An Alberta meat processing plant that continued to churn out its product for more than three weeks after the discovery of a dangerous strain of bacteria early last month did not follow its own protocols for handling the outbreak.

Harpreet Kochhar, the executive director of western operations for the Canadian Food Inspection Agency, told a news media teleconference on Friday that "our findings show that, although the company had an approved plan to deal with E. coli, that plan was not fully followed and was not being updated."

A day earlier, XL Foods said it took full responsibility for its tainted products. Its operations remain closed and Dr. Kochhar said they will not reopen until the agency is certain the bacteria are no longer an issue.

The incident has prompted the largest recall of beef in Canadian history and left at least six people ill. Five of those cases were in Alberta, and officials in Newfoundland confirmed on Friday that one person in that province had been infected with the specific strain linked to the XL plant.

Dr. Kochhar did not rule out the possibility that more products may be added to the list of 1,800 products that have been recalled.

But questions remain about why meat continued to be processed so long after E. coli was discovered.

Dr. Kochhar said a letter was sent to XL on Sept. 6 and again on Sept. 7 giving the company until Sept. 8 to produce distribution and testing results. It was not until Sept. 10 and 11 that the company complied and, even then, he said, "it was not usable in a form that we could easily work on it."

The head of the CFIA told reporters earlier this week that the agency does not have the power to compel the speedy delivery of information from processing plants. Both CFIA officials and government representatives have said they are counting on a piece of legislation that is now before the Senate – a bill similar to one that died in 2008 when Prime Minister Stephen Harper prorogued Parliament – to make it easier to force companies to comply with such requests.

But Bob Kingston, president of the Agriculture Union, which represents Canadian meat inspectors, said his members have always been told that, when documentation is not handed over, they can pull the company's licence. In this case, Mr.

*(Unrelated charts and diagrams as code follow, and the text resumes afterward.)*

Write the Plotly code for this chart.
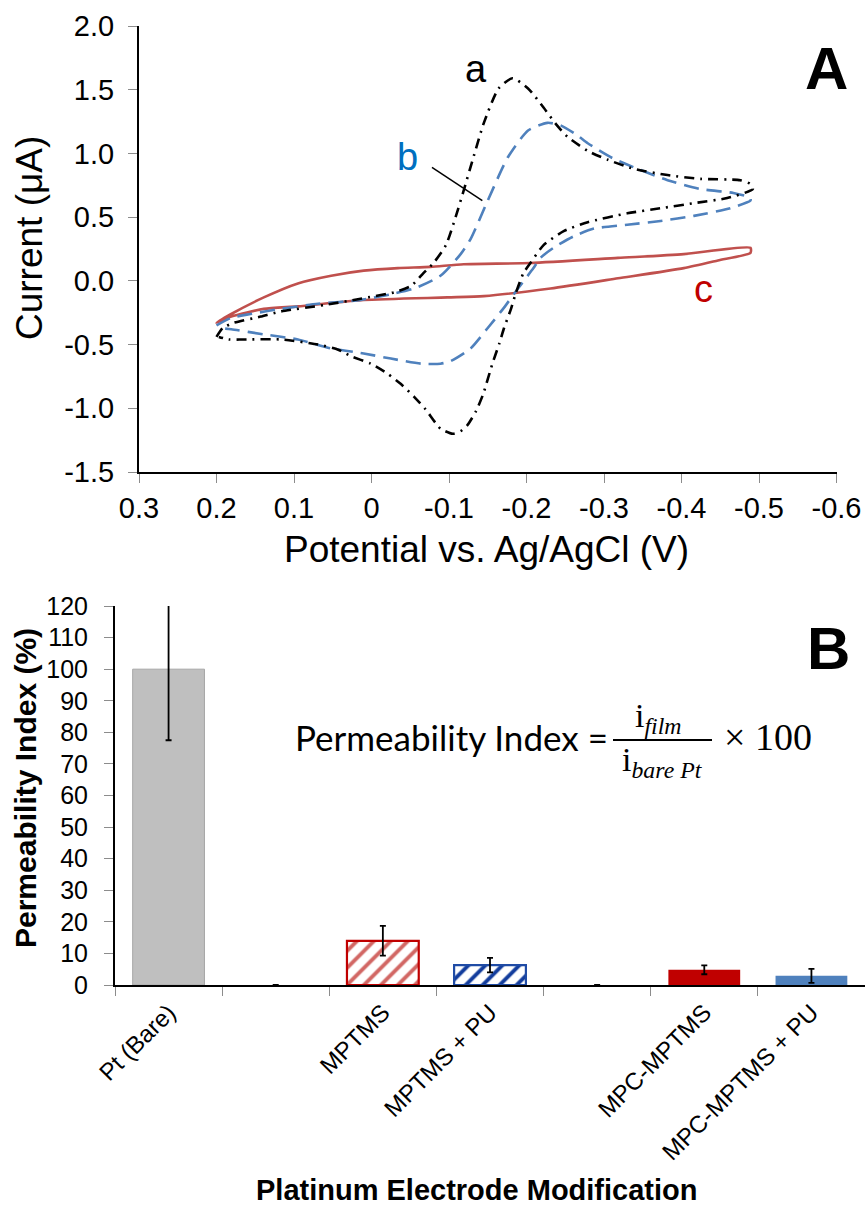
import plotly.graph_objects as go

# ---------------- Panel A: cyclic voltammograms ----------------
a_E = [0.200, 0.192, 0.178, 0.143, 0.117, 0.061, 0.014, -0.029, -0.051, -0.067, -0.080, -0.096, -0.109, -0.119,
       -0.132, -0.145, -0.164, -0.182, -0.202, -0.222, -0.238, -0.253, -0.279, -0.305, -0.338, -0.382, -0.425,
       -0.476, -0.489, -0.492, -0.459, -0.416, -0.373, -0.330, -0.279, -0.248, -0.222, -0.205, -0.196, -0.186,
       -0.180, -0.171, -0.165, -0.156, -0.144, -0.135, -0.124, -0.115, -0.105, -0.089, -0.070, -0.055, -0.038,
       -0.021, 0.001, 0.027, 0.043, 0.069, 0.117, 0.165, 0.184, 0.197]
a_I = [-0.44, -0.37, -0.33, -0.28, -0.24, -0.19, -0.14, -0.09, -0.04, 0.06, 0.14, 0.28, 0.51, 0.71,
       0.98, 1.24, 1.51, 1.59, 1.51, 1.36, 1.23, 1.13, 1.02, 0.95, 0.88, 0.83, 0.80,
       0.79, 0.76, 0.72, 0.65, 0.61, 0.57, 0.53, 0.46, 0.39, 0.28, 0.14, 0.06, -0.10,
       -0.22, -0.37, -0.49, -0.65, -0.89, -1.02, -1.13, -1.18, -1.20, -1.16, -1.01, -0.91, -0.81,
       -0.73, -0.65, -0.59, -0.54, -0.50, -0.46, -0.46, -0.46, -0.44]

b_E = [0.200, 0.181, 0.156, 0.117, 0.069, 0.014, -0.029, -0.055, -0.089, -0.115, -0.128, -0.150, -0.176,
       -0.202, -0.227, -0.244, -0.266, -0.279, -0.312, -0.347, -0.382, -0.425, -0.467, -0.489, -0.489,
       -0.463, -0.416, -0.373, -0.330, -0.287, -0.261, -0.235, -0.218, -0.209, -0.189, -0.171, -0.150,
       -0.128, -0.102, -0.089, -0.064, -0.025, 0.010, 0.052, 0.095, 0.139, 0.181, 0.197]
b_I = [-0.35, -0.29, -0.26, -0.22, -0.18, -0.15, -0.10, -0.06, 0.04, 0.21, 0.33, 0.63, 0.97,
       1.18, 1.24, 1.22, 1.14, 1.08, 0.96, 0.87, 0.79, 0.72, 0.69, 0.65, 0.63,
       0.57, 0.51, 0.47, 0.44, 0.41, 0.35, 0.26, 0.18, 0.10, -0.06, -0.21, -0.37,
       -0.53, -0.63, -0.65, -0.65, -0.61, -0.57, -0.53, -0.46, -0.42, -0.38, -0.37]

c_E = [0.200, 0.181, 0.139, 0.095, 0.052, 0.010, -0.034, -0.076, -0.119, -0.205, -0.318, -0.403, -0.489,
       -0.489, -0.447, -0.403, -0.318, -0.231, -0.145, -0.098, 0.010, 0.095, 0.139, 0.181, 0.200]
c_I = [-0.33, -0.26, -0.13, -0.02, 0.04, 0.08, 0.10, 0.11, 0.13, 0.14, 0.18, 0.21, 0.26,
       0.22, 0.16, 0.10, 0.02, -0.06, -0.12, -0.13, -0.15, -0.20, -0.22, -0.28, -0.33]

cv_xtick_vals = [0.3, 0.2, 0.1, 0.0, -0.1, -0.2, -0.3, -0.4, -0.5, -0.6]
cv_xtick_text = ["0.3", "0.2", "0.1", "0", "-0.1", "-0.2", "-0.3", "-0.4", "-0.5", "-0.6"]
cv_ytick_vals = [2.0, 1.5, 1.0, 0.5, 0.0, -0.5, -1.0, -1.5]
cv_ytick_text = ["2.0", "1.5", "1.0", "0.5", "0.0", "-0.5", "-1.0", "-1.5"]

# ---------------- Panel B: permeability index ----------------
categories = ["Pt (Bare)", " ", "MPTMS", "MPTMS + PU", "  ", "MPC-MPTMS", "MPC-MPTMS + PU"]
perm_values = [100.0, 0.0, 14.0, 6.3, 0.0, 4.8, 2.9]
perm_errors = [22.5, 0.0, 4.7, 2.3, 0.0, 1.4, 2.2]

ARIAL = "Arial, Liberation Sans, sans-serif"
SERIF = "Liberation Serif, DejaVu Serif, serif"

fig = go.Figure()

fig.add_trace(go.Scatter(x=c_E, y=c_I, mode="lines",
                         line=dict(color="#C0504D", width=2.6, shape="spline", smoothing=0.6),
                         xaxis="x", yaxis="y", showlegend=False))
fig.add_trace(go.Scatter(x=b_E, y=b_I, mode="lines",
                         line=dict(color="#4F81BD", width=2.6, dash="15px,8px", shape="spline", smoothing=0.6),
                         xaxis="x", yaxis="y", showlegend=False))
fig.add_trace(go.Scatter(x=a_E, y=a_I, mode="lines",
                         line=dict(color="black", width=2.6, dash="10px,6px,2px,6px", shape="spline", smoothing=0.6),
                         xaxis="x", yaxis="y", showlegend=False))

bar_fill = ["#BFBFBF", "rgba(0,0,0,0)", "white", "white", "rgba(0,0,0,0)", "#C00000", "#4F81BD"]
bar_line = ["#A6A6A6", "rgba(0,0,0,0)", "#C00000", "#1F4BA5", "rgba(0,0,0,0)", "#C00000", "#4F81BD"]
bar_line_w = [1, 0, 2.2, 2.2, 0, 0, 0]
pat_shape = ["", "", "/", "/", "", "", ""]
pat_fg = ["", "", "#D26764", "#123C9C", "", "", ""]

for i, cat in enumerate(categories):
    marker = dict(color=bar_fill[i], line=dict(color=bar_line[i], width=bar_line_w[i]))
    if pat_shape[i]:
        marker["pattern"] = dict(shape=pat_shape[i], fgcolor=pat_fg[i], bgcolor="white",
                                 size=12, solidity=0.32, fillmode="replace")
    fig.add_trace(go.Bar(
        x=[cat], y=[perm_values[i]], width=0.67, marker=marker,
        error_y=dict(type="data", array=[perm_errors[i]], color="black", thickness=1.8, width=3),
        xaxis="x2", yaxis="y2", showlegend=False))

W, H = 865, 1205
def px(x):
    return x / W
def py(y):
    return 1 - y / H

axis_common = dict(showgrid=False, zeroline=False, showline=True, linecolor="black", linewidth=2,
                   ticks="outside", ticklen=9, tickcolor="#8C8C8C", tickwidth=1, automargin=False)

fig.update_layout(
    template="none",
    width=W, height=H, margin=dict(l=0, r=0, t=0, b=0, pad=0, autoexpand=False),
    paper_bgcolor="white", plot_bgcolor="white", showlegend=False, barmode="overlay",
    xaxis=dict(domain=[px(139), px(836.5)], range=[0.3, -0.6], anchor="y",
               tickmode="array", tickvals=cv_xtick_vals, ticktext=cv_xtick_text,
               ticklabelstandoff=0, tickfont=dict(family=ARIAL, size=29, color="black"), **axis_common),
    yaxis=dict(domain=[py(472), py(26)], range=[-1.5, 2.0], anchor="x",
               tickmode="array", tickvals=cv_ytick_vals, ticktext=cv_ytick_text,
               ticklabelstandoff=8, tickfont=dict(family=ARIAL, size=29, color="black"), **axis_common),
    xaxis2=dict(domain=[px(115), 1.0], type="category", range=[-0.5, 6.5], anchor="y2",
                categoryorder="array", categoryarray=categories,
                tickson="boundaries", tickangle=-45, ticklabelstandoff=2,
                tickfont=dict(family=ARIAL, size=24, color="black"), **axis_common),
    yaxis2=dict(domain=[py(985), py(606)], range=[0, 120], anchor="x2",
                tickmode="linear", tick0=0, dtick=10, ticklabelstandoff=11,
                tickfont=dict(family=ARIAL, size=25, color="black"), **axis_common),
)

annotations = [
    # panel A
    dict(text="Current (μA)", x=px(30), y=py(238), xref="paper", yref="paper", textangle=-90,
         font=dict(family=ARIAL, size=37, color="black"), showarrow=False, xanchor="center", yanchor="middle"),
    dict(text="Potential vs. Ag/AgCl (V)", x=px(486), y=py(550), xref="paper", yref="paper",
         font=dict(family=ARIAL, size=37, color="black"), showarrow=False, xanchor="center", yanchor="middle"),
    dict(text="<b>A</b>", x=px(826), y=py(68), xref="paper", yref="paper",
         font=dict(family=ARIAL, size=60, color="black"), showarrow=False, xanchor="center", yanchor="middle"),
    dict(text="a", x=-0.135, y=1.66, xref="x", yref="y",
         font=dict(family=ARIAL, size=38, color="black"), showarrow=False),
    dict(text="b", x=-0.047, y=0.97, xref="x", yref="y",
         font=dict(family=ARIAL, size=38, color="#0070C0"), showarrow=False),
    dict(text="c", x=-0.429, y=-0.063, xref="x", yref="y",
         font=dict(family=ARIAL, size=38, color="#C00000"), showarrow=False),
    # panel B
    dict(text="<b>Permeability Index (%)</b>", x=px(25), y=py(788), xref="paper", yref="paper", textangle=-90,
         font=dict(family=ARIAL, size=30, color="black"), showarrow=False, xanchor="center", yanchor="middle"),
    dict(text="<b>Platinum Electrode Modification</b>", x=px(477), y=py(1190), xref="paper", yref="paper",
         font=dict(family=ARIAL, size=29, color="black"), showarrow=False, xanchor="center", yanchor="middle"),
    dict(text="<b>B</b>", x=px(828), y=py(648), xref="paper", yref="paper",
         font=dict(family=ARIAL, size=60, color="black"), showarrow=False, xanchor="center", yanchor="middle"),
    dict(text="Permeability Index =", x=px(610), y=py(737), xref="paper", yref="paper",
         font=dict(family="Lato, Open Sans, sans-serif", size=35, color="black"), showarrow=False,
         xanchor="right", yanchor="middle"),
    dict(text="i<sub><i>film</i></sub>", x=px(658), y=py(718), xref="paper", yref="paper",
         font=dict(family=SERIF, size=34, color="black"), showarrow=False,
         xanchor="center", yanchor="middle"),
    dict(text="i<sub><i>bare Pt</i></sub>", x=px(662), y=py(762), xref="paper", yref="paper",
         font=dict(family=SERIF, size=34, color="black"), showarrow=False,
         xanchor="center", yanchor="middle"),
    dict(text="× 100", x=px(722), y=py(737), xref="paper", yref="paper",
         font=dict(family=SERIF, size=38, color="black"), showarrow=False,
         xanchor="left", yanchor="middle"),
]
fig.update_layout(annotations=annotations)

fig.add_shape(type="line", xref="x", yref="y", x0=-0.078, y0=0.89, x1=-0.143, y1=0.63,
              line=dict(color="black", width=1.5))
fig.add_shape(type="line", xref="paper", yref="paper", x0=px(613), x1=px(712), y0=py(740), y1=py(740),
              line=dict(color="black", width=2))

fig.write_html("out.html")
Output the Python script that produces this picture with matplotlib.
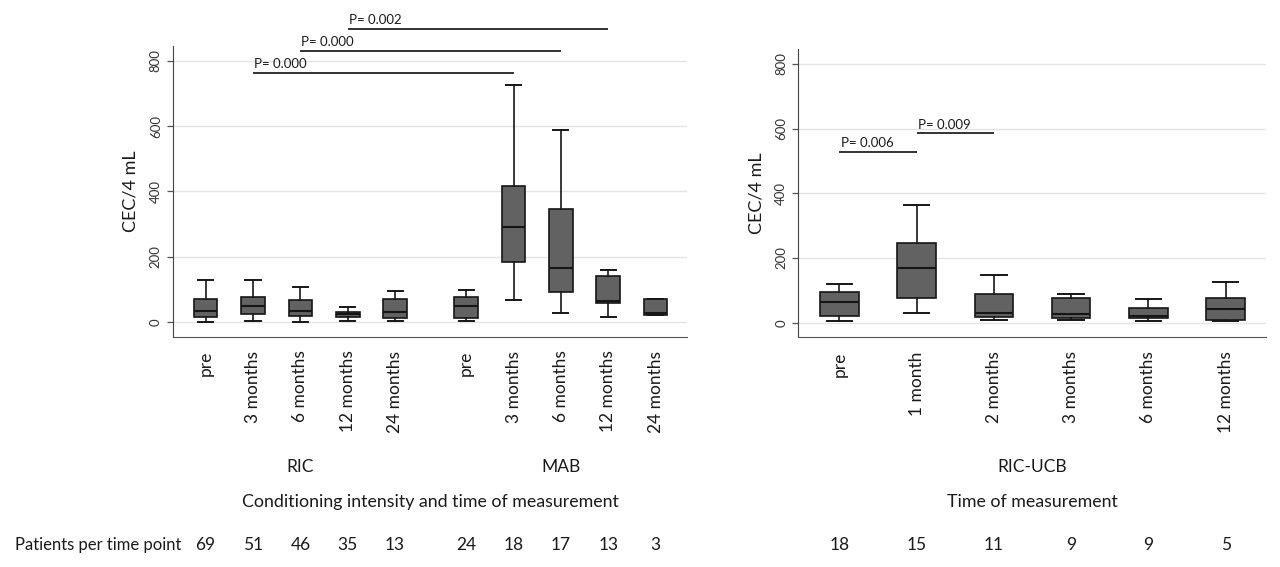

Kingston said, the decision would have been left to senior management because of the high-profile nature of the incident.

CFIA officials said they did not move to shut down the plant on the first day that the information was not forthcoming because they did not realize the scope of the problem.

"We didn't have that evidence to suggest that we had a problem in the plant," Karen McIntyre, the executive director of agrifood, meat and seafood safety at the CFIA, told the news conference. "That was the information that we were looking for in the documentation that we were requesting."

But the United States raised the alarm about a shipment of tainted meat stopped at the border on Sept. 3.

Gerry Ritz, the federal Minister of Agriculture, who oversees CFIA, appeared unable to answer opposition questions on Friday about why it took 14 days after the United States blocked imports from XL Foods on Sept. 13 for the company's licence to be suspended.

When asked about the delay in the House of Commons on Friday, Mr. Ritz replied: "The CFIA began acting on Sept. 4 [the day a first positive E. coli sample was discovered] and has continued to act based on science and information as it becomes available."

The government has come under fire for cutting tens of millions of dollars from CFIA's budget despite a listeriosis outbreak at a meat processing plant in Toronto in 2008 that killed 22 people. Mr. Ritz told the Commons that the number of inspectors at the XL plant has increased 20 per cent in the past few years. But production has also gone up sharply.